It is legal in most jurisdictions, and California Chrome has been wearing one since Perry Martin, one of his owners, suggested he try one after the colt finished sixth last fall in a stakes race. California Chrome has won six straight races since the white patch went on his white blaze.

The colt’s trainer, Art Sherman, had raised the possibility that California Chrome might not run if he could not wear the nasal strip.

“I recommend that the stewards at state-based thoroughbred racetracks discontinue their ban on equine nasal strips,” Palmer said in a letter sent to racing officials. “Equine nasal strips do not enhance equine performance nor do they pose a risk to equine health or safety and as such do not need to be regulated.”

The three stewards at Belmont Park on Monday unanimously agreed to allow the use of nasal strips for all horses competing at New York Racing Association racetracks.

The Flair Equine Nasal Strip was designed by two veterinarians, Jim Chiapetta and Ed Blach, and it came to the forefront of the sport at the 1999 Breeders’ Cup World Championships at Gulfstream Park in South Florida.
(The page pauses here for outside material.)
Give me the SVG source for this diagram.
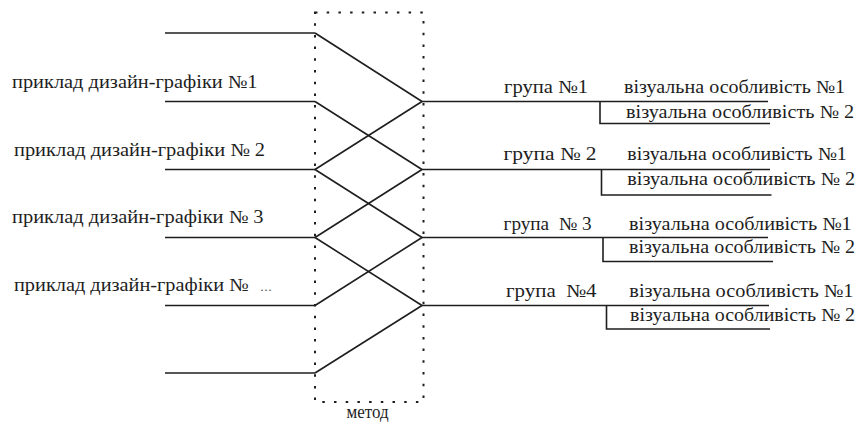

It was originally tested on seven geldings at Kansas State in a study, conducted by a veterinarian, H. H. Erickson, which found that the strips improved oxygen intake.

Blach, chief operating officer of Flair, said there had been six additional university-level studies that had shown health benefits for horses using the strips.

“Our company, Flair LLC, has always focused on providing a drug-free product that helps horses stay healthy,” Blach said Monday in an email.

In 2012, I’ll Have Another wore the strip in the Kentucky Derby and the Preakness, but New York stewards ruled that the breathing aid would be prohibited for the third leg of the Triple Crown. The colt’s trainer, Doug O’Neill, agreed to abandon it, but it became immaterial when I’ll Have Another was scratched on the eve of the Belmont because of a leg injury.

In his letter, Palmer acknowledged there had been sufficient studies on the nasal strip and that none proved they gave horses a competitive advantage.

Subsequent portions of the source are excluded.